What you have to do
Take the listing from its first line through the line that contains "import plotly.graph_objects as go" and please retype those lines exactly, leaving out the pictures.
++++++++++++++++++++
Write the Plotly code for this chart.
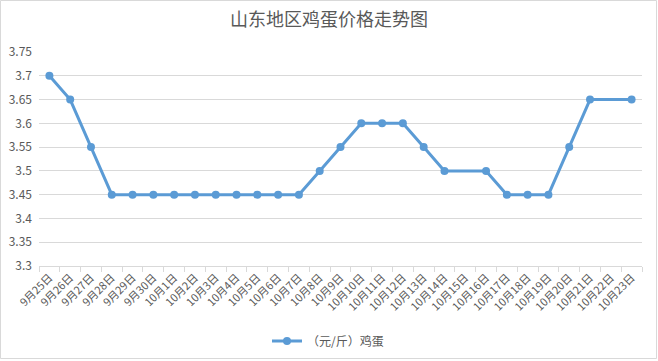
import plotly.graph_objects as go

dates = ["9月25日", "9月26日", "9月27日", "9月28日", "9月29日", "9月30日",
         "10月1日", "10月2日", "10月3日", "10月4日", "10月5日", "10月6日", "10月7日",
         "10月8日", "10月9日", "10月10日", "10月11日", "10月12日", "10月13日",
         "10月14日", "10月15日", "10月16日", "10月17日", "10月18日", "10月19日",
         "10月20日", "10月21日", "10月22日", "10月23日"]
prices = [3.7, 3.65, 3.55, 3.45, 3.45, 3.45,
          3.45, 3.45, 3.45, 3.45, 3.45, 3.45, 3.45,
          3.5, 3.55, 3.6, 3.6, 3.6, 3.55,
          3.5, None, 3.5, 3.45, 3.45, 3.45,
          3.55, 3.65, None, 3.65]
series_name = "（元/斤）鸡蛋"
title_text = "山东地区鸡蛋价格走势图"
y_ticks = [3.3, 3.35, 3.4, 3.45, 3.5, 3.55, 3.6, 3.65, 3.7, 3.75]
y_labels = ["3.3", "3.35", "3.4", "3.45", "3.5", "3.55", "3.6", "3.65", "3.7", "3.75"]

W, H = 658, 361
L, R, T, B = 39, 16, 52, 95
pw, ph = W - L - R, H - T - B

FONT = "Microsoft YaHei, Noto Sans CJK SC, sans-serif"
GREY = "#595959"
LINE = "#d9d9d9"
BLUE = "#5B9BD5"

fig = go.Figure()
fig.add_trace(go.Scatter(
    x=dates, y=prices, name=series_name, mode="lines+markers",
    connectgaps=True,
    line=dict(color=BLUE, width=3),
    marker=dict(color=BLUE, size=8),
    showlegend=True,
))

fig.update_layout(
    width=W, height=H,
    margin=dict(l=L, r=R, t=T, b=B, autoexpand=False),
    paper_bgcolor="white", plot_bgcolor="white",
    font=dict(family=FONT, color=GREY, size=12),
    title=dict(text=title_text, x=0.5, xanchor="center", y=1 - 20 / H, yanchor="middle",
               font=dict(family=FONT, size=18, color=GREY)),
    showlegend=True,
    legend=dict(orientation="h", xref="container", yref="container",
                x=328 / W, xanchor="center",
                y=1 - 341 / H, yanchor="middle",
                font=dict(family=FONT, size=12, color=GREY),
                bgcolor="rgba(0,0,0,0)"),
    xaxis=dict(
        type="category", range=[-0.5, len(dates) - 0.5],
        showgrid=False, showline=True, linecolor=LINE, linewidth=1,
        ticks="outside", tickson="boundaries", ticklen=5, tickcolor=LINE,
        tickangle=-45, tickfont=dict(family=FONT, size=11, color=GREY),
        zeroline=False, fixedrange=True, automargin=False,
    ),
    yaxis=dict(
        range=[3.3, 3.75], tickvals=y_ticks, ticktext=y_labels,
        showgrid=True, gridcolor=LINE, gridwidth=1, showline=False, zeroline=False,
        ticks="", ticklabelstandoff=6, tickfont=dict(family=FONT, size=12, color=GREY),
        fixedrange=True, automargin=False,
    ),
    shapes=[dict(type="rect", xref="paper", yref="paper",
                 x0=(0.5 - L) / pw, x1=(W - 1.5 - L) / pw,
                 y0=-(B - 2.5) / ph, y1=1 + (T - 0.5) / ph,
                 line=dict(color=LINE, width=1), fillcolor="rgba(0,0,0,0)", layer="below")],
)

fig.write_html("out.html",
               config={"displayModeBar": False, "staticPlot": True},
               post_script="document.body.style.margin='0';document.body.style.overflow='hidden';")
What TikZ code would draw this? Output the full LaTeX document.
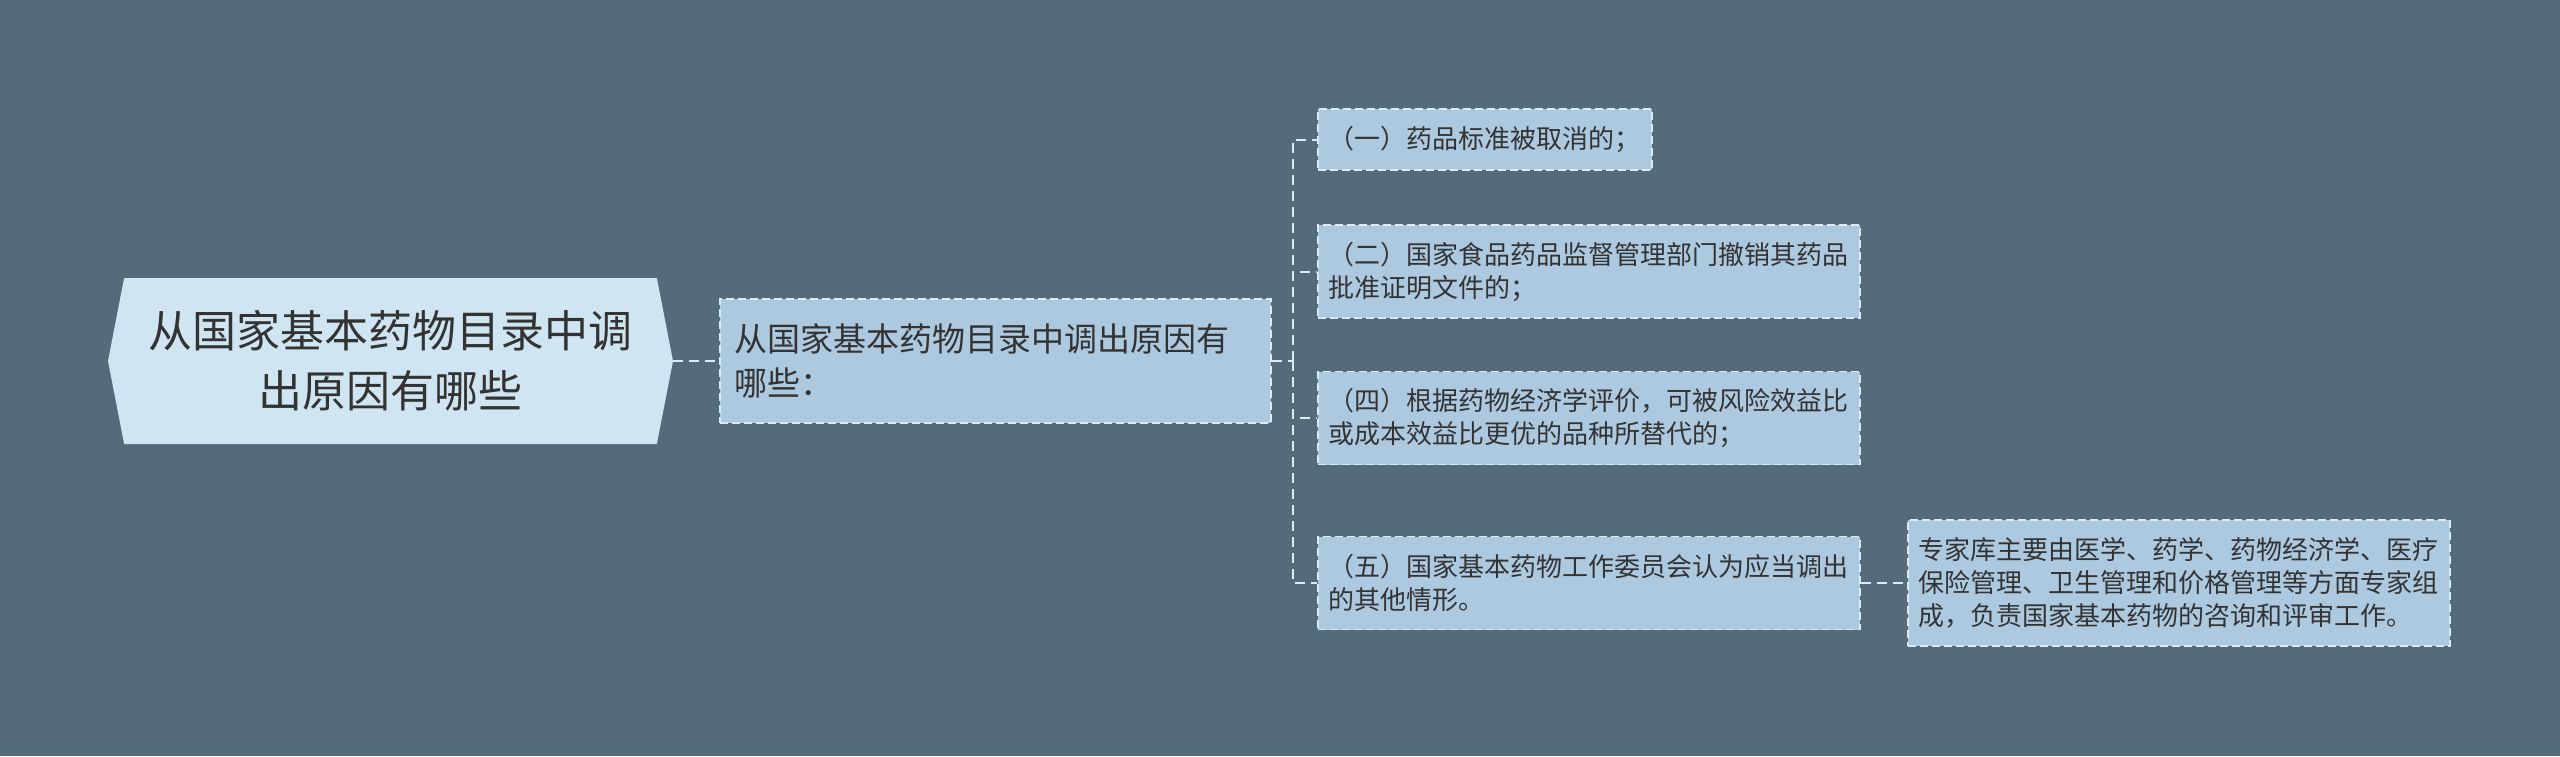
++++++++++++++++++++
The answer
Write the Plotly code for this chart.
import plotly.graph_objects as go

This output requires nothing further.